Telegram, a major social network with hundreds of millions of users, had attempted to raise funds through a digital asset offering. However, it recently decided to settle an enforcement action initiated by the US Securities and Exchange Commission (SEC). As part of the settlement, Telegram had to pay an $18.5 million civil penalty while returning over $1.2 billion to investors.

While Telegram claims it terminated its blockchain or distributed ledger tech (DLT) project (Telegram Open Network or TON) in May of this year, the TON test network (testnet) has still been running for nearly a year now.

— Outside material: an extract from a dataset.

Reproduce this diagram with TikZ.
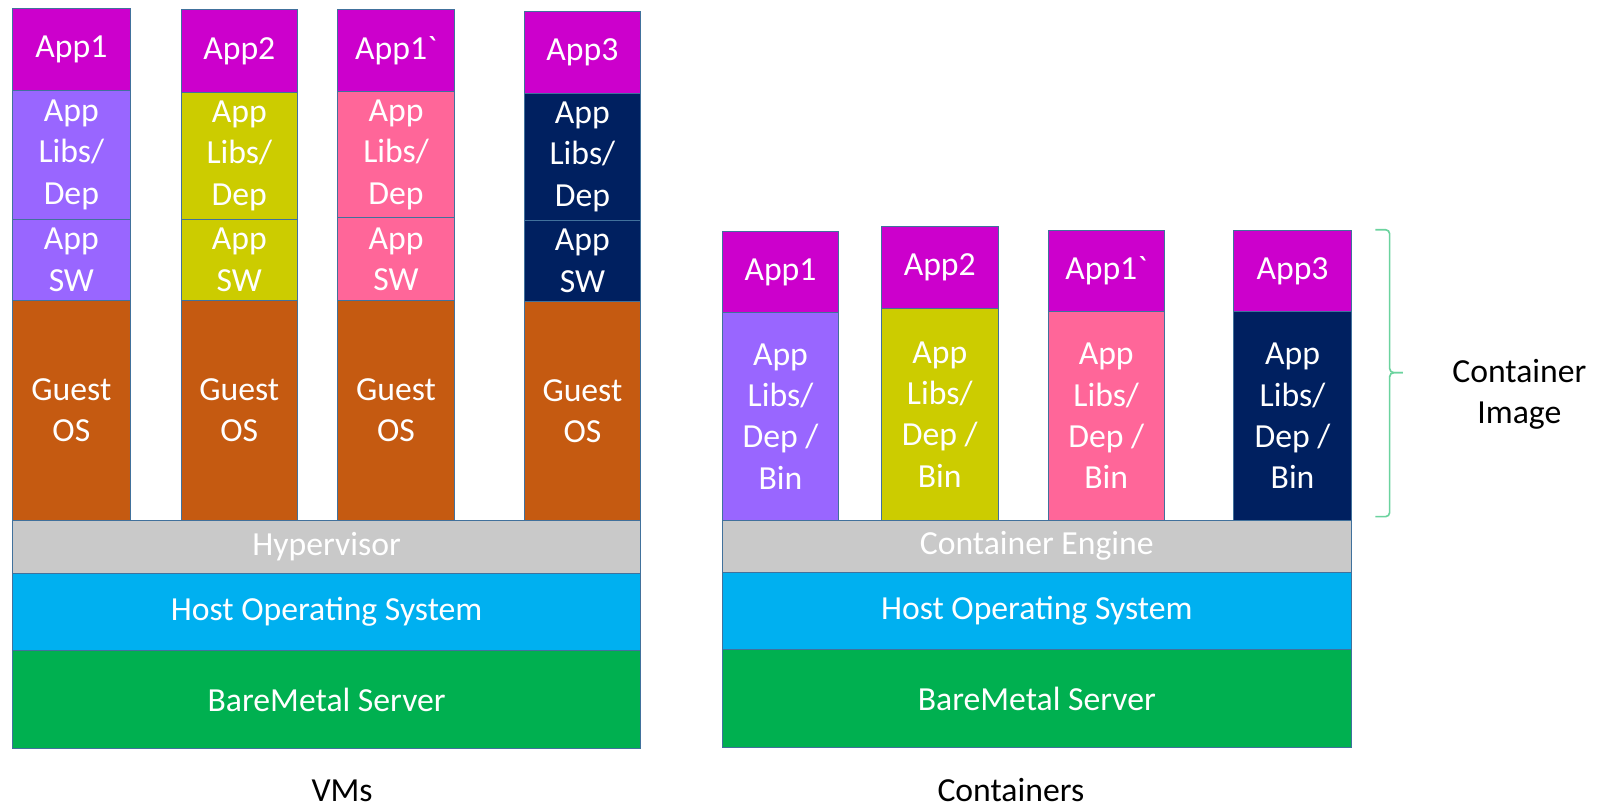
\documentclass[tikz,border=0pt]{standalone}
\usepackage{fontspec}
\setmainfont{Carlito}
\definecolor{appMag}{HTML}{CC00CC}
\definecolor{libPurple}{HTML}{9966FF}
\definecolor{libOlive}{HTML}{CCCC00}
\definecolor{libPink}{HTML}{FF6699}
\definecolor{libNavy}{HTML}{002060}
\definecolor{guestBrown}{HTML}{C55A11}
\definecolor{layerGray}{HTML}{C9C9C9}
\definecolor{hostBlue}{HTML}{00B0F0}
\definecolor{metalGreen}{HTML}{00B050}
\definecolor{edgeBlue}{HTML}{41719C}
\definecolor{braceGreen}{HTML}{6BD39E}
\begin{document}
\begin{tikzpicture}[x=1pt, y=-1pt,
    blk/.style={draw=edgeBlue, line width=0.8pt, anchor=north west, inner sep=0pt,
      align=center, text=white, font=\fontsize{33}{40.5}\selectfont},
    lbl/.style={text=black, align=center, font=\fontsize{33}{40.5}\selectfont},
    title/.style={text=black, anchor=base, inner sep=0pt, font=\fontsize{33}{40.5}\selectfont}]
    \useasboundingbox (0,0) rectangle (1568,791);
    % VMs: column 1
    \node[blk, fill=appMag, minimum width=115pt, minimum height=80pt] (vmAppA) at (12,8) {App1};
    \node[blk, fill=libPurple, minimum width=115pt, minimum height=126pt] (vmLibA) at (12,88) {App\\Libs/\\Dep};
    \node[blk, fill=libPurple, minimum width=115pt, minimum height=80pt] (vmSwA) at (12,214) {App\\SW};
    \node[blk, fill=guestBrown, minimum width=115pt, minimum height=215pt] (vmOsA) at (12,294) {Guest\\OS};
    % VMs: column 2
    \node[blk, fill=appMag, minimum width=114pt, minimum height=81pt] (vmAppB) at (177,9) {App2};
    \node[blk, fill=libOlive, minimum width=114pt, minimum height=124pt] (vmLibB) at (177,90) {App\\Libs/\\Dep};
    \node[blk, fill=libOlive, minimum width=114pt, minimum height=80pt] (vmSwB) at (177,214) {App\\SW};
    \node[blk, fill=guestBrown, minimum width=114pt, minimum height=215pt] (vmOsB) at (177,294) {Guest\\OS};
    % VMs: column 3
    \node[blk, fill=appMag, minimum width=115pt, minimum height=80pt] (vmAppC) at (330,9) {App1\textasciigrave};
    \node[blk, fill=libPink, minimum width=115pt, minimum height=124pt] (vmLibC) at (330,89) {App\\Libs/\\Dep};
    \node[blk, fill=libPink, minimum width=115pt, minimum height=81pt] (vmSwC) at (330,213) {App\\SW};
    \node[blk, fill=guestBrown, minimum width=115pt, minimum height=215pt] (vmOsC) at (330,294) {Guest\\OS};
    % VMs: column 4
    \node[blk, fill=appMag, minimum width=114pt, minimum height=80pt] (vmAppD) at (513,11) {App3};
    \node[blk, fill=libNavy, minimum width=114pt, minimum height=124pt] (vmLibD) at (513,91) {App\\Libs/\\Dep};
    \node[blk, fill=libNavy, minimum width=114pt, minimum height=80pt] (vmSwD) at (513,215) {App\\SW};
    \node[blk, fill=guestBrown, minimum width=114pt, minimum height=214pt] (vmOsD) at (513,295) {Guest\\OS};
    % VMs: shared layers
    \node[blk, fill=layerGray, minimum width=615pt, minimum height=52pt] (hyper) at (12,509) {Hypervisor};
    \node[blk, fill=hostBlue, minimum width=615pt, minimum height=76pt] (vmHost) at (12,561) {Host Operating System};
    \node[blk, fill=metalGreen, minimum width=615pt, minimum height=96pt] (vmMetal) at (12,637) {BareMetal Server};
    \node[title] (vmTitle) at (335,785) {VMs};
    % Containers: columns
    \node[blk, fill=appMag, minimum width=114pt, minimum height=80pt] (ctAppA) at (707,226) {App1};
    \node[blk, fill=libPurple, minimum width=114pt, minimum height=203pt] (ctLibA) at (707,306) {App\\Libs/\\Dep /\\Bin};
    \node[blk, fill=appMag, minimum width=114pt, minimum height=81pt] (ctAppB) at (863,221) {App2};
    \node[blk, fill=libOlive, minimum width=114pt, minimum height=207pt] (ctLibB) at (863,302) {App\\Libs/\\Dep /\\Bin};
    \node[blk, fill=appMag, minimum width=114pt, minimum height=80pt] (ctAppC) at (1026,225) {App1\textasciigrave};
    \node[blk, fill=libPink, minimum width=114pt, minimum height=204pt] (ctLibC) at (1026,305) {App\\Libs/\\Dep /\\Bin};
    \node[blk, fill=appMag, minimum width=115pt, minimum height=80pt] (ctAppD) at (1208,225) {App3};
    \node[blk, fill=libNavy, minimum width=115pt, minimum height=204pt] (ctLibD) at (1208,305) {App\\Libs/\\Dep /\\Bin};
    % Containers: shared layers
    \node[blk, fill=layerGray, minimum width=616pt, minimum height=51pt] (engine) at (707,509) {Container Engine};
    \node[blk, fill=hostBlue, minimum width=616pt, minimum height=76pt] (ctHost) at (707,560) {Host Operating System};
    \node[blk, fill=metalGreen, minimum width=616pt, minimum height=96pt] (ctMetal) at (707,636) {BareMetal Server};
    \node[title] (ctTitle) at (990,785) {Containers};
    % Container image brace
    \coordinate (braceTop) at (1347,225);
    \coordinate (braceBot) at (1347,506);
    \coordinate (braceTip) at (1374,365);
    \draw[braceGreen, line width=1.6pt, rounded corners=4pt]
      (braceTop) -- (1361,225) -- (1361,365) -- (braceTip);
    \draw[braceGreen, line width=1.6pt, rounded corners=4pt]
      (braceTip) -- (1361,365) -- (1361,506) -- (braceBot);
    \node[lbl] (imgLabel) at (1488,386) {Container\\Image};
\end{tikzpicture}
\end{document}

On July 6, 2020, the TON development group confirmed that they would be discontinuing their support of the TON testnet. The TON validators that still might be running will all be turned off and brought offline by August 1, 2020.

The official TON-recommended network participants will be saving all their data and will also be suspending their testing processes by next month.

Although the testnet will be shut down soon, its network participants will have the option to continue experimenting with the software. Users who are interested in working with the software may install their own validators. There are three different documents that provide detailed instructions on how to work with TON Network Full Nodes, the Validator, and Test Grams.

In September 2019, Telegram had launched the TON testnet which included an explorer to view transactions and node software. The TON developers had also introduced an alpha version of an iOS wallet that would work with the platform’s native token. The TON team had been planning to launch their DLT network in October 2020.

However, these plans have now been changed, as the US SEC has ruled that Telegram’s $1.7 billion ICO was carried out in an illegal manner, mainly because it violated established US securities laws.

Telegram’s founders had been involved in a lengthy court battle with American regulators. But the company finally decided to give up and abandoned the TON project. It has also agreed to give back $1.2 billion to the project’s investors, which was part of a court-approved final settlement.

Pavel Durov, the CEO at Telegram, confirmed recently that the company has reimbursed over $1.2 billion to investors, as of June 25, 2020.

The SEC’s action against Telegram stands in stark contrast to the enforcement approach taken against Block.one (EOS). In September 2019, Block.one settled an enforcement action with the SEC paying a $24 million civil penalty for allegedly conducting an unlicensed ICO (initial coin offering) crowdsale. Block.one raised about $4 billion in an offering. Thus, $24 million was peanuts. Some followers posited that perhaps the crypto was deemed sufficiently decentralized by the SEC.

Philip Moustakis, counsel at the law firm of Seward & Kissel, who has been following the Telegram case closely, told Crowdfund Insider in May 2020:

“Each SEC settlement will reflect the underlying facts and circumstances​, as well as any litigation risk for the SEC, should the agency not settle and instead press its case in an administrative proceeding or a district court action. From the outside, we cannot know the pressure points in such settlement negotiations.”

He added:

“However, reading tea leaves, in the case of Block.one, there is the uncommon fact that the tokens offered and sold in the ICO [initial coin offering] became fixed and non-transferrable once the ICO closed. The SEC may have felt that fact alone posed a significant litigation risk in terms of the securities law analysis. Block.one also took certain steps to block U.S. persons from participating in the ICO. And, there was also the question of what assets the SEC could reach; Block.one was a Cayman Islands registered company with offices in Hong Kong.”